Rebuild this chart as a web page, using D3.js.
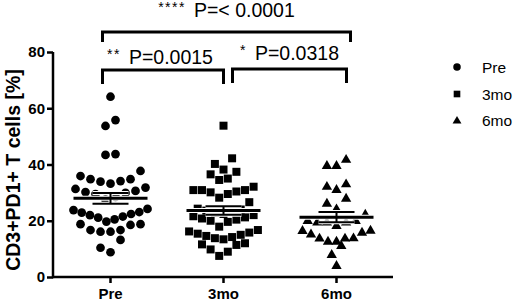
<!DOCTYPE html>
<html><head><meta charset="utf-8">
<script src="https://cdn.jsdelivr.net/npm/d3@7"></script>
<style>body{margin:0;background:#fff}svg{display:block}text{font-family:"Liberation Sans",Arial,sans-serif}</style>
</head><body><svg id="c" width="520" height="303"></svg>
<script>
const categories = ["Pre", "3mo", "6mo"];
const preValues = [64.1, 55.8, 53.7, 43.7, 43.4, 37.7, 35.9, 34.8, 34.8, 34.1, 33.9, 33.2, 31.8, 31.3, 30.6, 30.2, 29.9, 29.5, 28.5, 27.5, 24.2, 23.8, 23.1, 22.9, 22.4, 22.0, 21.5, 21.1, 20.5, 19.7, 18.8, 18.8, 18.5, 16.7, 16.7, 16.1, 16.1, 13.2, 10.4, 8.8];
const mo3Values = [53.8, 42.2, 40.2, 38.2, 37.4, 36.5, 35.0, 34.5, 32.1, 30.9, 30.9, 30.9, 30.4, 30.1, 29.5, 28.2, 26.6, 24.3, 24.0, 23.6, 23.2, 22.8, 22.4, 22.0, 21.6, 21.2, 20.8, 20.4, 20.0, 19.6, 17.9, 16.7, 16.2, 15.8, 15.4, 15.0, 14.6, 14.2, 13.8, 13.4, 12.0, 11.6, 11.4, 9.8, 9.0, 7.5];
const mo6Values = [42.0, 39.8, 39.8, 33.3, 32.4, 31.3, 28.2, 26.4, 24.4, 22.5, 20.3, 20.3, 19.7, 19.7, 19.7, 18.5, 16.8, 16.7, 16.1, 15.5, 14.1, 14.0, 14.0, 12.9, 12.9, 11.4, 8.2, 4.3];
const seriesValues = [preValues, mo3Values, mo6Values];
const shapes = ["circle", "square", "triangle"];
const yTicks = [0, 20, 40, 60, 80];
const yTitle = "CD3+PD1+ T cells [%]";
const compFrom = ["Pre", "Pre", "3mo"];
const compTo = ["6mo", "3mo", "6mo"];
const compStars = ["****", "**", "*"];
const compLabels = ["P=< 0.0001", "P=0.0015", "P=0.0318"];

const svg = d3.select("#c");
const font = '"Liberation Sans", Arial, sans-serif';
const x = d3.scaleBand().domain(categories).range([54, 393]);
const cx = c => x(c) + x.bandwidth() / 2;
const y = d3.scaleLinear().domain([0, 80]).range([277, 52]);

const symType = {circle: d3.symbolCircle, square: d3.symbolSquare, triangle: d3.symbolTriangle};
const symSize = {circle: 60, square: 64, triangle: 46};
const spacing = {circle: 10, square: 8.6, triangle: 9.6};
const maxSpan = {circle: 74, square: 74, triangle: 68};

// axes
const yAxis = svg.append("g").attr("transform", "translate(53,0)")
  .call(d3.axisLeft(y).tickValues(yTicks).tickSize(6).tickPadding(2).tickSizeOuter(0));
const xAxis = svg.append("g").attr("transform", "translate(0,277)")
  .call(d3.axisBottom(x).tickSize(6).tickPadding(4).tickSizeOuter(0));
[yAxis, xAxis].forEach(a => {
  a.selectAll("path,line").attr("stroke", "#000").attr("stroke-width", 2.5);
  a.selectAll("text").attr("fill", "#000").attr("font-family", font).attr("font-weight", "bold").attr("font-size", 15);
});
xAxis.select("path.domain").attr("d", "M53,0H393");
yAxis.select("path.domain").attr("d", "M0,52V278.2");
xAxis.selectAll("text").attr("dy", "0.8em");

svg.append("text").attr("transform", "translate(19.5,170) rotate(-90)")
  .attr("text-anchor", "middle").attr("font-family", font).attr("font-weight", "bold")
  .attr("font-size", 19.5).text(yTitle);

// Prism-like row scatter: group close values into rows, smallest in the middle
function rows(values, center, shape) {
  const binH = 4.5;
  const sorted = values.slice().sort((a, b) => b - a);
  const groups = [];
  sorted.forEach(v => {
    const g = groups[groups.length - 1];
    if (g && g[0] - v <= binH) g.push(v); else groups.push([v]);
  });
  const out = [];
  groups.forEach(g => {
    const n = g.length;
    const sp = n > 1 ? Math.min(spacing[shape], maxSpan[shape] / (n - 1)) : 0;
    const slots = d3.range(n).map(j => (j - (n - 1) / 2) * sp)
      .sort((a, b) => Math.abs(a) - Math.abs(b) || a - b);
    const asc = g.slice().sort((a, b) => a - b);
    asc.forEach((v, k) => out.push({v, px: center + slots[k], py: y(v)}));
  });
  return out;
}

categories.forEach((c, i) => {
  const shape = shapes[i];
  const pts = rows(seriesValues[i], cx(c), shape);
  const sym = d3.symbol().type(symType[shape]).size(symSize[shape]);
  svg.append("g").selectAll("path").data(pts).join("path")
    .attr("d", sym).attr("transform", d => `translate(${d.px},${d.py + (shape === "triangle" ? 1 : 0)})`)
    .attr("fill", "#000");
  const vals = seriesValues[i];
  const m = d3.mean(vals), sem = d3.deviation(vals) / Math.sqrt(vals.length);
  const g = svg.append("g");
  const cxx = cx(c);
  const segs = [
    [cxx - 37, y(m), cxx + 37, y(m), 3],
    [cxx - 18, y(m + sem), cxx + 18, y(m + sem), 2],
    [cxx - 18, y(m - sem), cxx + 18, y(m - sem), 2],
    [cxx, y(m + sem), cxx, y(m - sem), 2]
  ];
  segs.forEach(s => g.append("line").attr("x1", s[0]).attr("y1", s[1]).attr("x2", s[2]).attr("y2", s[3])
    .attr("stroke", "#fff").attr("stroke-width", s[4] + 2));
  segs.forEach(s => g.append("line").attr("x1", s[0]).attr("y1", s[1]).attr("x2", s[2]).attr("y2", s[3])
    .attr("stroke", "#000").attr("stroke-width", s[4]));
});

// significance brackets
const bracketY = [32, 70, 69];
const bracketDrop = [10, 14, 14];
const bracketInset = [[-8, 14], [-8, 0], [9, 10]];
const labelY = [17, 64, 60];
const labelShift = [0, -3, 0];
compFrom.forEach((f, i) => {
  const x1 = cx(f) + bracketInset[i][0], x2 = cx(compTo[i]) + bracketInset[i][1];
  const yy = bracketY[i];
  svg.append("path").attr("d", `M${x1},${yy + bracketDrop[i]}V${yy}H${x2}V${yy + bracketDrop[i]}`)
    .attr("fill", "none").attr("stroke", "#000").attr("stroke-width", 3);
  const t = svg.append("text").attr("x", (x1 + x2) / 2 + labelShift[i]).attr("y", labelY[i])
    .attr("text-anchor", "middle").attr("font-family", font).attr("font-size", 19.5).attr("fill", "#000");
  t.append("tspan").attr("font-size", 14).attr("letter-spacing", 1.5).attr("dy", -5).text(compStars[i]);
  t.append("tspan").attr("dy", 5).attr("dx", 8).text(compLabels[i]);
});

// legend
const legY = [67, 94, 120];
categories.forEach((c, i) => {
  svg.append("path").attr("d", d3.symbol().type(symType[shapes[i]]).size(i === 2 ? 34 : 44)())
    .attr("transform", `translate(457,${legY[i] + (i === 2 ? 1 : 0)})`).attr("fill", "#000");
  svg.append("text").attr("x", 482).attr("y", legY[i] + 5.5).attr("font-family", font)
    .attr("font-size", 15.5).attr("fill", "#000").text(c);
});
</script></body></html>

===============

=== WHAT YOU SHOULD DO ===
Your task is to repeat the material above exactly, without its pictures.

=== COMPLETE ANSWER ===
Rebuild this chart as a web page, using D3.js.
<!DOCTYPE html>
<html><head><meta charset="utf-8">
<script src="https://cdn.jsdelivr.net/npm/d3@7"></script>
<style>body{margin:0;background:#fff}svg{display:block}text{font-family:"Liberation Sans",Arial,sans-serif}</style>
</head><body><svg id="c" width="520" height="303"></svg>
<script>
const categories = ["Pre", "3mo", "6mo"];
const preValues = [64.1, 55.8, 53.7, 43.7, 43.4, 37.7, 35.9, 34.8, 34.8, 34.1, 33.9, 33.2, 31.8, 31.3, 30.6, 30.2, 29.9, 29.5, 28.5, 27.5, 24.2, 23.8, 23.1, 22.9, 22.4, 22.0, 21.5, 21.1, 20.5, 19.7, 18.8, 18.8, 18.5, 16.7, 16.7, 16.1, 16.1, 13.2, 10.4, 8.8];
const mo3Values = [53.8, 42.2, 40.2, 38.2, 37.4, 36.5, 35.0, 34.5, 32.1, 30.9, 30.9, 30.9, 30.4, 30.1, 29.5, 28.2, 26.6, 24.3, 24.0, 23.6, 23.2, 22.8, 22.4, 22.0, 21.6, 21.2, 20.8, 20.4, 20.0, 19.6, 17.9, 16.7, 16.2, 15.8, 15.4, 15.0, 14.6, 14.2, 13.8, 13.4, 12.0, 11.6, 11.4, 9.8, 9.0, 7.5];
const mo6Values = [42.0, 39.8, 39.8, 33.3, 32.4, 31.3, 28.2, 26.4, 24.4, 22.5, 20.3, 20.3, 19.7, 19.7, 19.7, 18.5, 16.8, 16.7, 16.1, 15.5, 14.1, 14.0, 14.0, 12.9, 12.9, 11.4, 8.2, 4.3];
const seriesValues = [preValues, mo3Values, mo6Values];
const shapes = ["circle", "square", "triangle"];
const yTicks = [0, 20, 40, 60, 80];
const yTitle = "CD3+PD1+ T cells [%]";
const compFrom = ["Pre", "Pre", "3mo"];
const compTo = ["6mo", "3mo", "6mo"];
const compStars = ["****", "**", "*"];
const compLabels = ["P=< 0.0001", "P=0.0015", "P=0.0318"];

const svg = d3.select("#c");
const font = '"Liberation Sans", Arial, sans-serif';
const x = d3.scaleBand().domain(categories).range([54, 393]);
const cx = c => x(c) + x.bandwidth() / 2;
const y = d3.scaleLinear().domain([0, 80]).range([277, 52]);

const symType = {circle: d3.symbolCircle, square: d3.symbolSquare, triangle: d3.symbolTriangle};
const symSize = {circle: 60, square: 64, triangle: 46};
const spacing = {circle: 10, square: 8.6, triangle: 9.6};
const maxSpan = {circle: 74, square: 74, triangle: 68};

// axes
const yAxis = svg.append("g").attr("transform", "translate(53,0)")
  .call(d3.axisLeft(y).tickValues(yTicks).tickSize(6).tickPadding(2).tickSizeOuter(0));
const xAxis = svg.append("g").attr("transform", "translate(0,277)")
  .call(d3.axisBottom(x).tickSize(6).tickPadding(4).tickSizeOuter(0));
[yAxis, xAxis].forEach(a => {
  a.selectAll("path,line").attr("stroke", "#000").attr("stroke-width", 2.5);
  a.selectAll("text").attr("fill", "#000").attr("font-family", font).attr("font-weight", "bold").attr("font-size", 15);
});
xAxis.select("path.domain").attr("d", "M53,0H393");
yAxis.select("path.domain").attr("d", "M0,52V278.2");
xAxis.selectAll("text").attr("dy", "0.8em");

svg.append("text").attr("transform", "translate(19.5,170) rotate(-90)")
  .attr("text-anchor", "middle").attr("font-family", font).attr("font-weight", "bold")
  .attr("font-size", 19.5).text(yTitle);

// Prism-like row scatter: group close values into rows, smallest in the middle
function rows(values, center, shape) {
  const binH = 4.5;
  const sorted = values.slice().sort((a, b) => b - a);
  const groups = [];
  sorted.forEach(v => {
    const g = groups[groups.length - 1];
    if (g && g[0] - v <= binH) g.push(v); else groups.push([v]);
  });
  const out = [];
  groups.forEach(g => {
    const n = g.length;
    const sp = n > 1 ? Math.min(spacing[shape], maxSpan[shape] / (n - 1)) : 0;
    const slots = d3.range(n).map(j => (j - (n - 1) / 2) * sp)
      .sort((a, b) => Math.abs(a) - Math.abs(b) || a - b);
    const asc = g.slice().sort((a, b) => a - b);
    asc.forEach((v, k) => out.push({v, px: center + slots[k], py: y(v)}));
  });
  return out;
}

categories.forEach((c, i) => {
  const shape = shapes[i];
  const pts = rows(seriesValues[i], cx(c), shape);
  const sym = d3.symbol().type(symType[shape]).size(symSize[shape]);
  svg.append("g").selectAll("path").data(pts).join("path")
    .attr("d", sym).attr("transform", d => `translate(${d.px},${d.py + (shape === "triangle" ? 1 : 0)})`)
    .attr("fill", "#000");
  const vals = seriesValues[i];
  const m = d3.mean(vals), sem = d3.deviation(vals) / Math.sqrt(vals.length);
  const g = svg.append("g");
  const cxx = cx(c);
  const segs = [
    [cxx - 37, y(m), cxx + 37, y(m), 3],
    [cxx - 18, y(m + sem), cxx + 18, y(m + sem), 2],
    [cxx - 18, y(m - sem), cxx + 18, y(m - sem), 2],
    [cxx, y(m + sem), cxx, y(m - sem), 2]
  ];
  segs.forEach(s => g.append("line").attr("x1", s[0]).attr("y1", s[1]).attr("x2", s[2]).attr("y2", s[3])
    .attr("stroke", "#fff").attr("stroke-width", s[4] + 2));
  segs.forEach(s => g.append("line").attr("x1", s[0]).attr("y1", s[1]).attr("x2", s[2]).attr("y2", s[3])
    .attr("stroke", "#000").attr("stroke-width", s[4]));
});

// significance brackets
const bracketY = [32, 70, 69];
const bracketDrop = [10, 14, 14];
const bracketInset = [[-8, 14], [-8, 0], [9, 10]];
const labelY = [17, 64, 60];
const labelShift = [0, -3, 0];
compFrom.forEach((f, i) => {
  const x1 = cx(f) + bracketInset[i][0], x2 = cx(compTo[i]) + bracketInset[i][1];
  const yy = bracketY[i];
  svg.append("path").attr("d", `M${x1},${yy + bracketDrop[i]}V${yy}H${x2}V${yy + bracketDrop[i]}`)
    .attr("fill", "none").attr("stroke", "#000").attr("stroke-width", 3);
  const t = svg.append("text").attr("x", (x1 + x2) / 2 + labelShift[i]).attr("y", labelY[i])
    .attr("text-anchor", "middle").attr("font-family", font).attr("font-size", 19.5).attr("fill", "#000");
  t.append("tspan").attr("font-size", 14).attr("letter-spacing", 1.5).attr("dy", -5).text(compStars[i]);
  t.append("tspan").attr("dy", 5).attr("dx", 8).text(compLabels[i]);
});

// legend
const legY = [67, 94, 120];
categories.forEach((c, i) => {
  svg.append("path").attr("d", d3.symbol().type(symType[shapes[i]]).size(i === 2 ? 34 : 44)())
    .attr("transform", `translate(457,${legY[i] + (i === 2 ? 1 : 0)})`).attr("fill", "#000");
  svg.append("text").attr("x", 482).attr("y", legY[i] + 5.5).attr("font-family", font)
    .attr("font-size", 15.5).attr("fill", "#000").text(c);
});
</script></body></html>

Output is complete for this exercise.